### What is needed
Transcribe the material verbatim in full; the pictures do not belong in the copy.

** start **

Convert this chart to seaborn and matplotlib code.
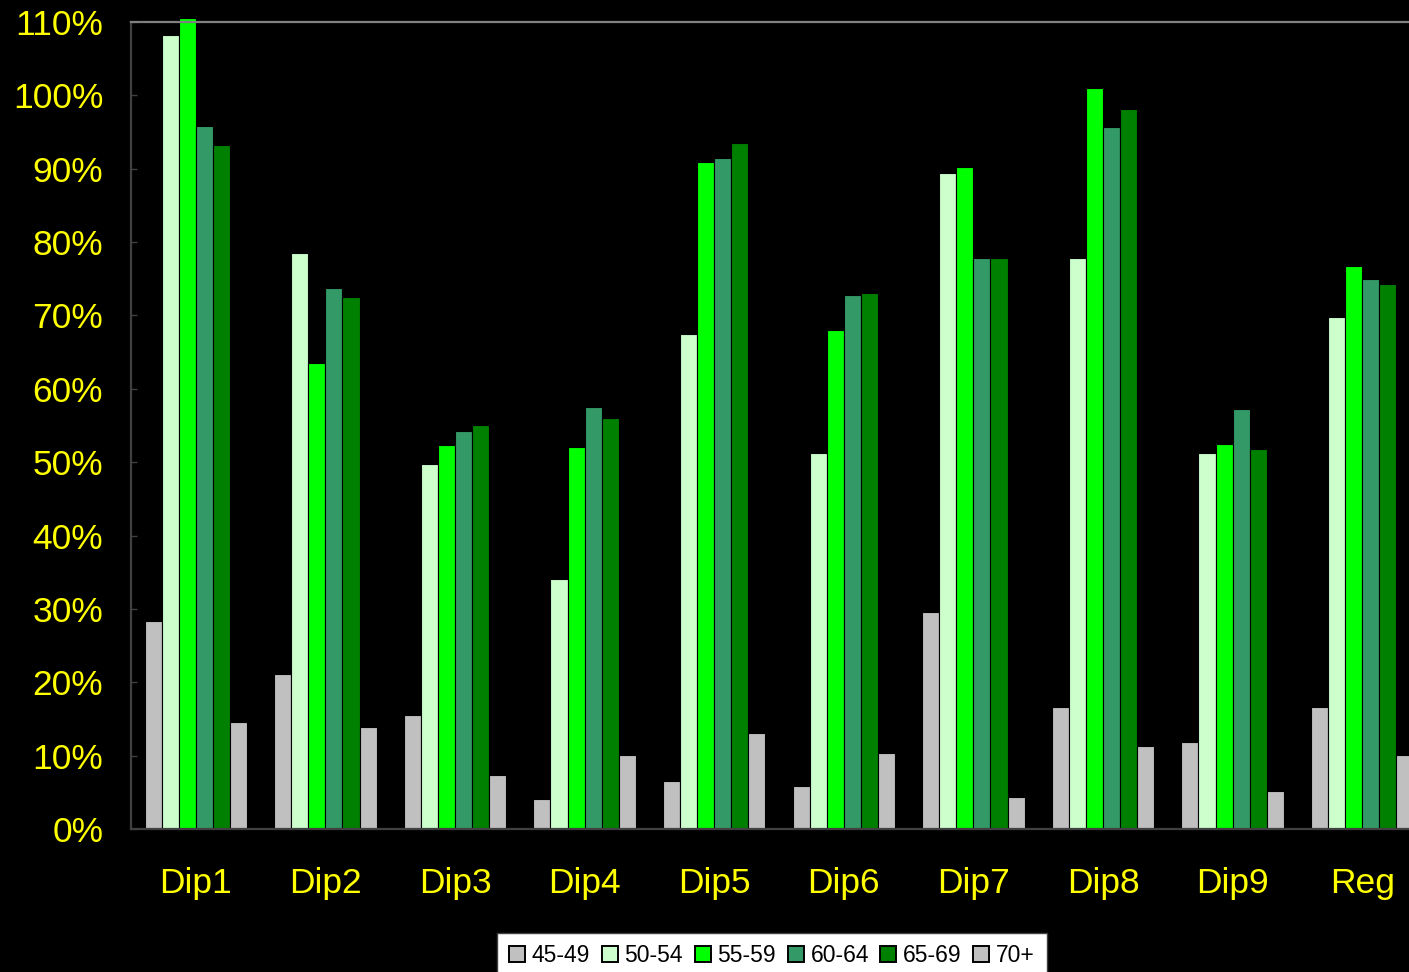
import matplotlib
matplotlib.use('Agg')
import matplotlib.pyplot as plt
import seaborn as sns
import pandas as pd
from matplotlib.ticker import PercentFormatter

# data (fraction of 1)
groups = ['Dip1', 'Dip2', 'Dip3', 'Dip4', 'Dip5', 'Dip6', 'Dip7', 'Dip8', 'Dip9', 'Reg']
ages = ['45-49', '50-54', '55-59', '60-64', '65-69', '70+']
v_45_49 = [0.284, 0.211, 0.155, 0.041, 0.065, 0.059, 0.296, 0.166, 0.119, 0.166]
v_50_54 = [1.082, 0.785, 0.498, 0.341, 0.675, 0.513, 0.894, 0.778, 0.513, 0.698]
v_55_59 = [1.105, 0.635, 0.523, 0.521, 0.909, 0.680, 0.902, 1.010, 0.525, 0.767]
v_60_64 = [0.958, 0.737, 0.543, 0.575, 0.915, 0.728, 0.778, 0.957, 0.573, 0.750]
v_65_69 = [0.932, 0.725, 0.551, 0.560, 0.935, 0.731, 0.778, 0.981, 0.518, 0.743]
v_70_plus = [0.146, 0.139, 0.074, 0.101, 0.131, 0.104, 0.044, 0.113, 0.052, 0.101]
colors = ['#C0C0C0', '#CCFFCC', '#00FF00', '#339966', '#008000', '#C0C0C0']

series = [v_45_49, v_50_54, v_55_59, v_60_64, v_65_69, v_70_plus]
rows = []
for age, vals in zip(ages, series):
    for g, v in zip(groups, vals):
        rows.append({'group': g, 'age': age, 'value': v})
df = pd.DataFrame(rows)

sns.set_style('dark')
plt.rcParams['font.family'] = ['Liberation Sans', 'DejaVu Sans']

fig = plt.figure(figsize=(14.09, 9.72), dpi=100, facecolor='black')
ax = fig.add_axes([131 / 1409, 1 - 829 / 972, (1427 - 131) / 1409, 807 / 972])
ax.set_facecolor('black')

sns.barplot(data=df, x='group', y='value', hue='age', order=groups, hue_order=ages,
            palette=dict(zip(ages, colors)), width=0.79, edgecolor='black',
            linewidth=0.8, errorbar=None, ax=ax, saturation=1)
for p in ax.patches:
    p.set_clip_on(False)

ax.set_xlim(-0.5, 9.5)
ax.set_ylim(0, 1.10)
ax.set_yticks([i / 10 for i in range(12)])
ax.yaxis.set_major_formatter(PercentFormatter(1.0, decimals=0))
ax.set_xlabel('')
ax.set_ylabel('')
ax.grid(False)

ax.tick_params(axis='y', colors='#404040', labelcolor='#FFFF00', labelsize=25.5,
               direction='in', length=4, width=1, pad=20, left=True)
ax.tick_params(axis='x', labelcolor='#FFFF00', labelsize=25.5, length=0, pad=27)

for side in ['left', 'bottom']:
    ax.spines[side].set_color('#404040')
    ax.spines[side].set_linewidth(1.6)
ax.spines['top'].set_color('#808080')
ax.spines['top'].set_linewidth(1.6)
ax.spines['right'].set_visible(False)

handles, labels = ax.get_legend_handles_labels()
ax.get_legend().remove()
leg = fig.legend(handles, labels, loc='upper center', bbox_to_anchor=(772 / 1409, 1 - 933 / 972),
                 ncol=6, fontsize=16.5, frameon=True, fancybox=False, facecolor='white',
                 framealpha=1, edgecolor='#404040', handlelength=0.7, handleheight=0.7,
                 handletextpad=0.3, columnspacing=0.5, borderpad=0.5, borderaxespad=0)
leg.get_frame().set_linewidth(1)
for h in leg.legend_handles:
    h.set_edgecolor('black')
    h.set_linewidth(1.4)
for t in leg.get_texts():
    t.set_color('black')

fig.savefig('out.png', dpi=100, facecolor='black')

** end **

### Result below
Convert this chart to seaborn and matplotlib code.
import matplotlib
matplotlib.use('Agg')
import matplotlib.pyplot as plt
import seaborn as sns
import pandas as pd
from matplotlib.ticker import PercentFormatter

# data (fraction of 1)
groups = ['Dip1', 'Dip2', 'Dip3', 'Dip4', 'Dip5', 'Dip6', 'Dip7', 'Dip8', 'Dip9', 'Reg']
ages = ['45-49', '50-54', '55-59', '60-64', '65-69', '70+']
v_45_49 = [0.284, 0.211, 0.155, 0.041, 0.065, 0.059, 0.296, 0.166, 0.119, 0.166]
v_50_54 = [1.082, 0.785, 0.498, 0.341, 0.675, 0.513, 0.894, 0.778, 0.513, 0.698]
v_55_59 = [1.105, 0.635, 0.523, 0.521, 0.909, 0.680, 0.902, 1.010, 0.525, 0.767]
v_60_64 = [0.958, 0.737, 0.543, 0.575, 0.915, 0.728, 0.778, 0.957, 0.573, 0.750]
v_65_69 = [0.932, 0.725, 0.551, 0.560, 0.935, 0.731, 0.778, 0.981, 0.518, 0.743]
v_70_plus = [0.146, 0.139, 0.074, 0.101, 0.131, 0.104, 0.044, 0.113, 0.052, 0.101]
colors = ['#C0C0C0', '#CCFFCC', '#00FF00', '#339966', '#008000', '#C0C0C0']

series = [v_45_49, v_50_54, v_55_59, v_60_64, v_65_69, v_70_plus]
rows = []
for age, vals in zip(ages, series):
    for g, v in zip(groups, vals):
        rows.append({'group': g, 'age': age, 'value': v})
df = pd.DataFrame(rows)

sns.set_style('dark')
plt.rcParams['font.family'] = ['Liberation Sans', 'DejaVu Sans']

fig = plt.figure(figsize=(14.09, 9.72), dpi=100, facecolor='black')
ax = fig.add_axes([131 / 1409, 1 - 829 / 972, (1427 - 131) / 1409, 807 / 972])
ax.set_facecolor('black')

sns.barplot(data=df, x='group', y='value', hue='age', order=groups, hue_order=ages,
            palette=dict(zip(ages, colors)), width=0.79, edgecolor='black',
            linewidth=0.8, errorbar=None, ax=ax, saturation=1)
for p in ax.patches:
    p.set_clip_on(False)

ax.set_xlim(-0.5, 9.5)
ax.set_ylim(0, 1.10)
ax.set_yticks([i / 10 for i in range(12)])
ax.yaxis.set_major_formatter(PercentFormatter(1.0, decimals=0))
ax.set_xlabel('')
ax.set_ylabel('')
ax.grid(False)

ax.tick_params(axis='y', colors='#404040', labelcolor='#FFFF00', labelsize=25.5,
               direction='in', length=4, width=1, pad=20, left=True)
ax.tick_params(axis='x', labelcolor='#FFFF00', labelsize=25.5, length=0, pad=27)

for side in ['left', 'bottom']:
    ax.spines[side].set_color('#404040')
    ax.spines[side].set_linewidth(1.6)
ax.spines['top'].set_color('#808080')
ax.spines['top'].set_linewidth(1.6)
ax.spines['right'].set_visible(False)

handles, labels = ax.get_legend_handles_labels()
ax.get_legend().remove()
leg = fig.legend(handles, labels, loc='upper center', bbox_to_anchor=(772 / 1409, 1 - 933 / 972),
                 ncol=6, fontsize=16.5, frameon=True, fancybox=False, facecolor='white',
                 framealpha=1, edgecolor='#404040', handlelength=0.7, handleheight=0.7,
                 handletextpad=0.3, columnspacing=0.5, borderpad=0.5, borderaxespad=0)
leg.get_frame().set_linewidth(1)
for h in leg.legend_handles:
    h.set_edgecolor('black')
    h.set_linewidth(1.4)
for t in leg.get_texts():
    t.set_color('black')

fig.savefig('out.png', dpi=100, facecolor='black')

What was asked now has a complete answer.